Both are athletic freaks. But only one is going to get the average sports fan to regularly tune in.
For years The Ultimate Fighting Championship has promoted itself as the fastest growing sports organization in the world. Its $4 Billion sale to the talent agency WME-IMG this week is a pretty heavy and profitable feather in the cap of that claim – the most expensive transaction for any organization in sports history. Adding a little more “holy sh*t” to the plot, the UFC’s previous owners, Lorenzo and Frank Fertitta are looking at a profit margin of $3,998,000,000 after they purchased the MMA promotion for $2 million in 2000. The Dallas Cowboys are the only sports team in the world with that value ($4 B) in 2016, according to Forbes.
Am I about to compare apples to oranges? Some might think. Should non MMA (surfing) fans pay attention? Certainly, and here’s why.
First thing’s first, UFC is just one organization within the entire professional mixed martial arts game. It’s the major leagues of the fighting game, not the sum of the sport itself, similar to the World Surf League serving as surfing’s biggest stage. And through the decades professional surfing has seen rebranding after rebranding in an attempt to grow the sport’s profile…or value, depending on how you look at it. The direct lineage leading up to the current World Surf League started with the International Professional Surfers. IPS was a “ragtag” collection of contests according to the Encyclopedia of Surfing from 1976 until 1982. In ’83 the organization evolved into the Association of Surfing Professionals, which had a nearly 30 year run as top dog before the media group ZoSea acquired media rights for the tour in 2012. That partnership is responsible for what we know now as the rebranded World Surf League, an organization that’s emphasized growing the sport’s profile with its global webcasts. CEO Paul Speaker is a former executive (among many other titles on his resume) in the National Football League, an organization whose 32 teams hold a combined estimated value of $62 Billion today.
A year ago Speaker made a guest appearance on FOX Business Channel, detailing the newly rebranded organization’s business potential to the network’s surf illiterate Stu Varney. They talked money, they talked Kelly, they talked Cloudbreak (the TV spot took place shortly after the 2015 Fiji Pro). But Varney really only wanted to talk sharks.

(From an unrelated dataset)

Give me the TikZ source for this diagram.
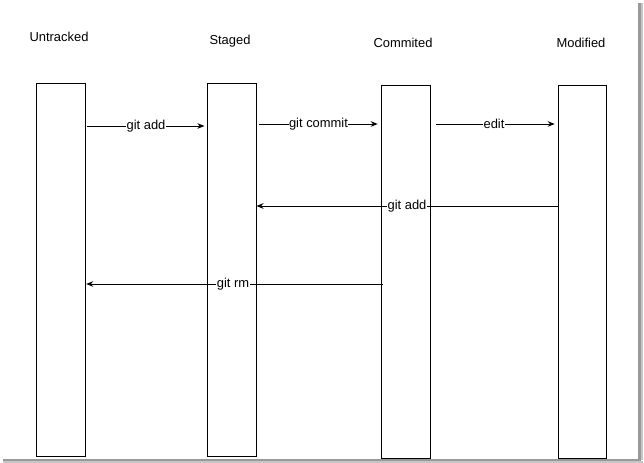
\documentclass[tikz,border=0pt]{standalone}
\usepackage{fontspec}
\setmainfont{Liberation Sans}
\usetikzlibrary{arrows.meta,positioning,calc}

\begin{document}
\begin{tikzpicture}[>={Stealth[length=5pt,width=4pt]},line width=0.7pt,
  statebox/.style={draw,minimum width=1.225cm,minimum height=9.325cm,inner sep=0pt},
  title/.style={font=\fontsize{9.2}{11}\selectfont},
  cmd/.style={midway,fill=white,inner sep=0.3pt,font=\fontsize{9.2}{11}\selectfont}]
\useasboundingbox (0,0) rectangle (16.1,11.575);
% window shadow
\fill[gray!80] (15.95,0.075) rectangle (16.025,11.5);
\fill[gray!45] (16.025,0.075) rectangle (16.075,11.5);
\fill[gray!80] (0.075,0.05) rectangle (16.025,0.1);
\fill[gray!45] (0.075,0.0) rectangle (16.075,0.05);
% states
\node[statebox] (untracked) at (1.5125,4.8375) {};
\node[statebox] (staged) at (5.7875,4.8375) {};
\node[statebox] (commited) at (10.1375,4.7875) {};
\node[statebox,minimum width=1.2cm] (modified) at (14.55,4.7875) {};
\node[title] (untrackedtitle) at (1.475,10.65) {Untracked};
\node[title] (stagedtitle) at (5.75,10.55) {Staged};
\node[title] (commitedtitle) at (10.075,10.5) {Commited};
\node[title] (modifiedtitle) at (14.525,10.5) {Modified};
% rows of the arrows
\coordinate (row1) at (0,8.425);
\coordinate (row2) at (0,8.475);
\coordinate (row3) at (0,6.425);
\coordinate (row4) at (0,4.475);
\draw[->,shorten <=1pt,shorten >=1.5pt] (untracked.east |- row1) -- (staged.west |- row1) node[cmd] {git add};
\draw[->,shorten <=1.5pt,shorten >=2pt] (staged.east |- row2) -- (commited.west |- row2) node[cmd] {git commit};
\draw[->,shorten <=4pt,shorten >=2pt] (commited.east |- row2) -- (modified.west |- row2) node[cmd] {edit};
\draw[->] (modified.west |- row3) -- (staged.east |- row3) node[cmd] {git add};
\draw[->,shorten <=-1.5pt,shorten >=0.5pt] (commited.west |- row4) -- (untracked.east |- row4) node[cmd] {git rm};
\end{tikzpicture}
\end{document}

Eerily, the interview took place right before the WSL headed to South Africa for the J-Bay Open. And at one point Varney circled back to his “you’re selling the wipeout” angle when b-roll of sharks appeared on the screen, suggesting that people will only tune in to contests on a NFL/UFC ratings scale if fans anxiously await disaster.
“It’s a dangerous sport,” Speaker said.
“And that’s what makes it attractive, isn’t it? You see, you’re selling danger,” Varney replied.
We all know what happened next. As if it had been predicted by the FOX television host, Mick Fanning had his run in with a shark and surfing became about as sensational and popular as it could get.
40 years of professional surfing and three versions of the world tour we now know, and a man in fear of his life against the ocean’s apex predator is what it took to make surfing as “popular” as it will ever be to the average sports fan. You can’t sell more danger than that. Meanwhile, an organization that locks two people in a cage and gives them 3-5 three minute rounds to render the other unconscious is now certainly selling the you know what out of its brutality. The $4 billion sale is a marker for that, all just over 24 hours after the company held an event that brought in record revenue. Brock Lesnar made $2.5 million just for showing up to his non title fight. UFC 200 recorded gate sales of $10.7 million, and Jon Jones is estimated to have lost out on as much as $10 million for not fighting. All this without Conor McGregor, Ronda Rousey or Jon Jones – arguably the sport’s three biggest/most mainstream names – on the card.
That kind of money inevitably attracts athletes – young people with enough talent to pick and choose their future endeavors like football, surfing, soccer, basketball and now, MMA. Coincidentally, both MMA and surfing share some crossover in fan bases. Both are massively popular in places like Hawaii and Brazil, and can each be considered niche sports (maybe not so much the case for MMA now).
Anybody hoping the WSL’s focus on building a more fan friendly brand doesn’t equate to more heads in their local lineup can interpret this as good news. The core surf audience doesn’t care if professional surfing advances the sport overall because that translates to more surfers. And truthfully, surfing is a tough sport to dumb down for the average Joe sports fan anyway. So the WSL works with what they have, creating programming and partnerships they believe can satisfy their core fans and be easily digested by the surf illiterate.But maybe watching another organization half its age make $4 billion is proof that surfing doesn’t have a consistent enough dose of “danger” to sell to its audience.